Let’s imagine a rope in five-dimensional space. Its ends are linked up, so the whole thing is one big loop. Suppose this rope is knotted. Could you undo that knot, on this rope on a four-sphere, by passing the rope through itself? You can’t on a two-sphere, but you could on a three-sphere, so what about a four-sphere?

Stereographic projection of the hypersphere's parallels

Claudio Rocchini

Aww yeah. Time to get knotty with some rope. 

If that last paragraph sounds completely unintelligible to you, don’t blame yourself. Mathematician Erik Christopher Zeeman might have been the world’s expert in the mathematics of knots, and he spent seven years working that problem, trying to find proof that says a knot like that can’t be untied. This is complicated stuff.

Then, one day, he tried proving that such a knot can be untied. He managed that in a couple hours

The Flat Earthers’ $20,000 Gyroscope Investigation

Speaking of dimensional spheres, if you’re seeking evidence that the world is round, you’ll manage that easily. Just watch the sunrise over the horizon, and boom, you’ve seen the curvature of the Earth. Go out in a boat if you can, or go someplace rural where fields stretch out to the horizon, or go up in a tall building.
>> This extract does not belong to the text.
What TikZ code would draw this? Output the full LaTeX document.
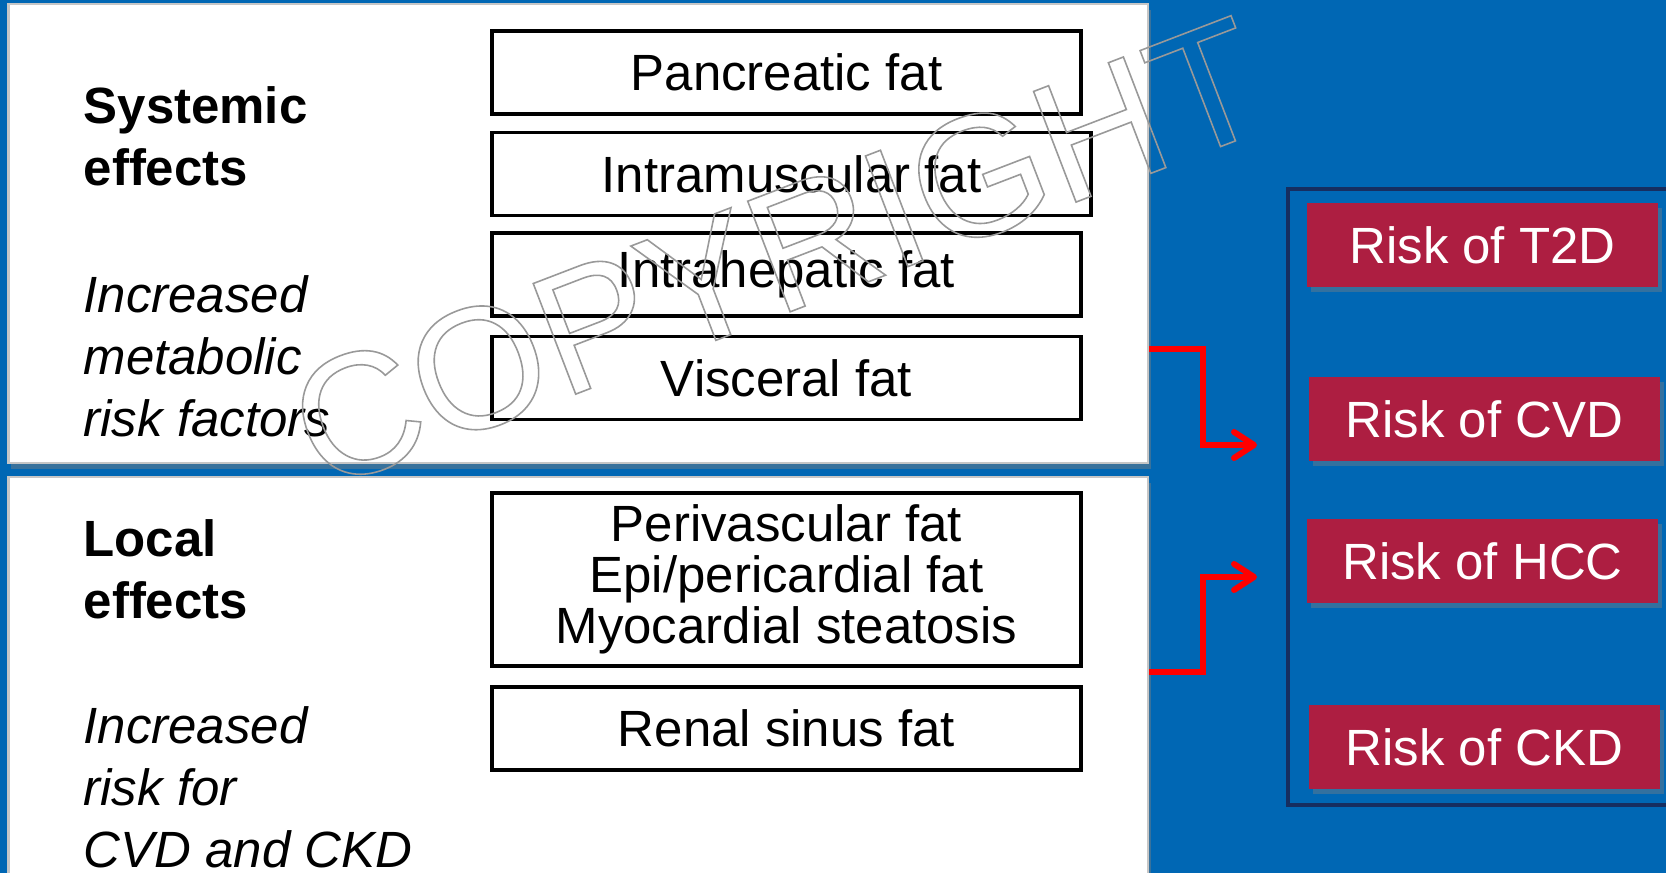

If you’re seeking evidence that the world is flat, however, well, that’s a bit tougher. 

In a 2018 documentary, a group of courageous Flat Earthers set up an experiment. They erected a series of tall walls, some distance apart, each with a hole at the same height. They shone a beam of light through one hole toward the other. Light travels straight. So, that ray should have gone through the second hole as well, given that the Earth is flat. Sadly, the light instead hit above the second wall’s hole, a discrepancy that would instead suggest the Earth is round. 

Behind the Curve

Delta-V Productions

Perhaps the light rose because of all the heat.

A second experiment used more advanced technology. Host Bob Knodel brought out a $20,000 laser gyroscope, which should keep to the same vertical orientation no matter what goes on with the ground beneath it. As time went by, a problem revealed itself here. The gyroscope “drifted” by 15 degrees every hour. That’s equivalent to doing a full rotation every day with respect to the ground, as though the Earth itself is rotating constantly. “We obviously were not willing to accept that,” said Knodel, and he persevered onward. 

Troublesome data must be rejected. When experiments challenge your world view, you must switch to a different experiment you can trust.